For each image you find on REALIA, you will have some information about the image, including a copyright statement. I find this especially helpful because copyright is always an issue when it comes to using images retrieved from online resources. Generally, you are welcome to use the images on REALIA for educational, and non-commercial purposes only. You will need to give credit to the photographers, whose names are also listed as part of the information.

Another thing I liked about REALIA is that sometimes the photographer provides you pedagogical applications of the photo. I find this very valuable because it tells me what the photographer was thinking when taking this picture and sharing it, and I get a sense of what other teachers like to discuss in their classes and what topics are interesting to their students.

Having a big database of materials is a good thing, but efficiency is always a concern for faculty and students alike. Spending two hours trying to find the perfect picture to use for a five-minute in-class discussion is an unnecessary use of time. In REALIA, I find the “advanced search” to be a time saver. For example, you are an Russian professor and you want to find a picture of certain type of Russian food to share with your students, you may choose to search “REALIA type,” and put “food” in the box. To limit your results to Russian, define your target language as Russian.


You may also try different combinations of search terms until you find the image you want, but keep in mind that REALIA is not an exhaustive resource.  Sometimes the item you have in mind may not exist in REALIA. You may help REALIA to become a more complete database by contributing your own images. Don’t forget your own photo library. Sometimes you tell the best stories by sharing the pictures you took yourself.
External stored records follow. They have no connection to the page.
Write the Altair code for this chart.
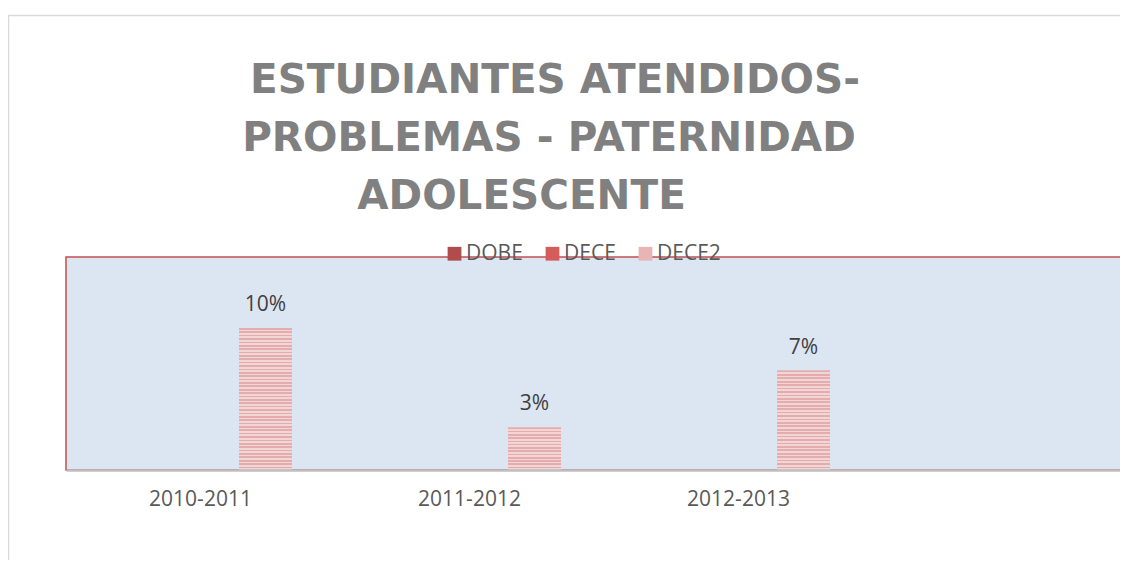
import altair as alt
import pandas as pd

# ---- data ----
categories = ["2010-2011", "2011-2012", "2012-2013"]
empty_slot = " "
series_names = ["DOBE", "DECE", "DECE2"]
dobe = [None, None, None]
dece = [None, None, None]
dece2 = [0.10, 0.03, 0.07]
title_lines = ["ESTUDIANTES ATENDIDOS-", "PROBLEMAS - PATERNIDAD", "ADOLESCENTE"]

rows = []
for s, vals in zip(series_names, [dobe, dece, dece2]):
    for c, v in zip(categories, vals):
        if v is not None:
            rows.append({"cat": c, "series": s, "value": v})
df = pd.DataFrame(rows)

# ---- styling ----
PLOT_W, PLOT_H = 1054, 213
BAND_RANGE = 1076
Y_MAX = 0.15
colors = ["#B04C4C", "#D45D5C", "#E8B4B4"]
stripe_dark = "#E4ACAC"
stripe_light = "#F2D5D5"
label_font = "Open Sans"

x_enc = alt.X(
    "cat:N",
    scale=alt.Scale(domain=categories + [empty_slot], range=[0, BAND_RANGE],
                    paddingInner=0, paddingOuter=0),
    axis=alt.Axis(title=None, labelAngle=0, ticks=False, domainColor="#BFBFBF",
                  domainWidth=2.5, labelFontSize=21, labelFont=label_font,
                  labelColor="#595959", labelPadding=18, zindex=1),
)
xoff_enc = alt.XOffset("series:N",
                       scale=alt.Scale(domain=series_names, paddingInner=0.185,
                                       paddingOuter=0.662))
y_enc = alt.Y("value:Q", scale=alt.Scale(domain=[0, Y_MAX]), axis=None)

one_row = alt.Data(values=[{"k": 1}])

outer_border = alt.Chart(one_row).mark_rect(
    fillOpacity=0, stroke="#D9D9D9", strokeWidth=1.5
).encode(x=alt.value(-57.5), x2=alt.value(1200), y=alt.value(-241.5), y2=alt.value(500))

plot_bg = alt.Chart(one_row).mark_rect(
    fill="#DCE6F2", stroke="#C0504D", strokeWidth=1.5
).encode(x=alt.value(0), x2=alt.value(1200), y=alt.value(0), y2=alt.value(PLOT_H))

bars = alt.Chart(df).mark_bar().encode(
    x=x_enc, xOffset=xoff_enc, y=y_enc,
    color=alt.Color("series:N",
                    scale=alt.Scale(domain=series_names, range=colors),
                    legend=alt.Legend(title=None, orient="none", direction="horizontal",
                                      legendX=378, legendY=-14, symbolType="square",
                                      symbolSize=190, symbolStrokeWidth=0,
                                      labelFontSize=21, labelFont=label_font,
                                      labelColor="#595959", labelOffset=1,
                                      columnPadding=19)),
)


def stripe_gradient(n):
    stops = []
    for i in range(n):
        a = i / n
        b = (i + 0.5) / n
        c = (i + 1) / n
        stops += [
            {"offset": a, "color": stripe_dark},
            {"offset": b, "color": stripe_dark},
            {"offset": b, "color": stripe_light},
            {"offset": c, "color": stripe_light},
        ]
    return {"gradient": "linear", "x1": 0, "y1": 0, "x2": 0, "y2": 1, "stops": stops}


stripe_layers = []
for c, v in zip(categories, dece2):
    n = max(3, round(v / Y_MAX * PLOT_H / 3.4))
    stripe_layers.append(
        alt.Chart(df).transform_filter(
            (alt.datum.cat == c) & (alt.datum.series == "DECE2")
        ).mark_bar(fill=stripe_gradient(n)).encode(x=x_enc, xOffset=xoff_enc, y=y_enc)
    )

labels = alt.Chart(df).transform_filter(alt.datum.series == "DECE2").mark_text(
    dy=-17, baseline="alphabetic", fontSize=21, font=label_font, color="#404040"
).encode(x=x_enc, xOffset=xoff_enc, y=y_enc, text=alt.Text("value:Q", format=".0%"))

title_pos = [(489, -164), (483, -106), (455.5, -48)]
title_layers = []
for line, (tx, ty) in zip(title_lines, title_pos):
    title_layers.append(
        alt.Chart(one_row).mark_text(
            text=line, font="DejaVu Sans", fontWeight="bold", fontSize=40.5,
            color="#808080", align="center", baseline="alphabetic"
        ).encode(x=alt.value(tx), y=alt.value(ty))
    )

chart = alt.layer(
    outer_border, plot_bg, bars, *stripe_layers, labels, *title_layers
).properties(
    width=PLOT_W, height=PLOT_H,
    autosize=alt.AutoSizeParams(type="none"),
    padding={"left": 58, "top": 249, "right": 0, "bottom": 90},
).configure_view(stroke="transparent")

chart.save("out.html", embed_options={"renderer": "svg", "actions": False})
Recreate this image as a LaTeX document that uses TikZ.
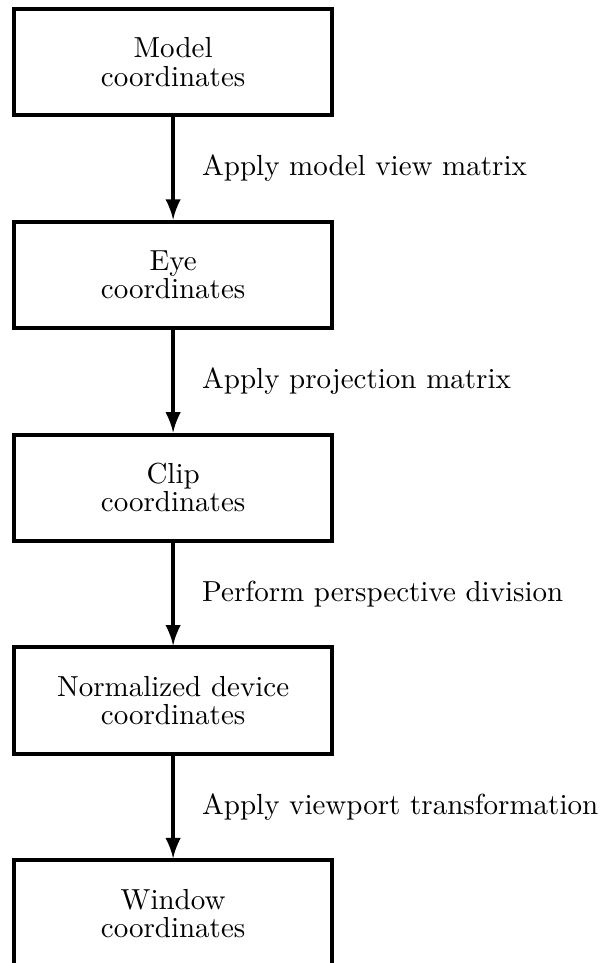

Another thing you can do with REALIA is to introduce REALIA to your students, enabling your students to experience culture through a virtual world. It’s very likely that your students will raise questions after seeing photos of the target culture. They could explore in REALIA by themselves, based on their own interests, and you also have the option of making it as part of your class, such as reserving 5 minutes per-class to answer students’ questions that are related to the photos and the culture. My hope for our students is that they don’t experience the bitterness I had experienced when I was a child, but taste the sweetness and fun of learning a different language while being exposed to the culture.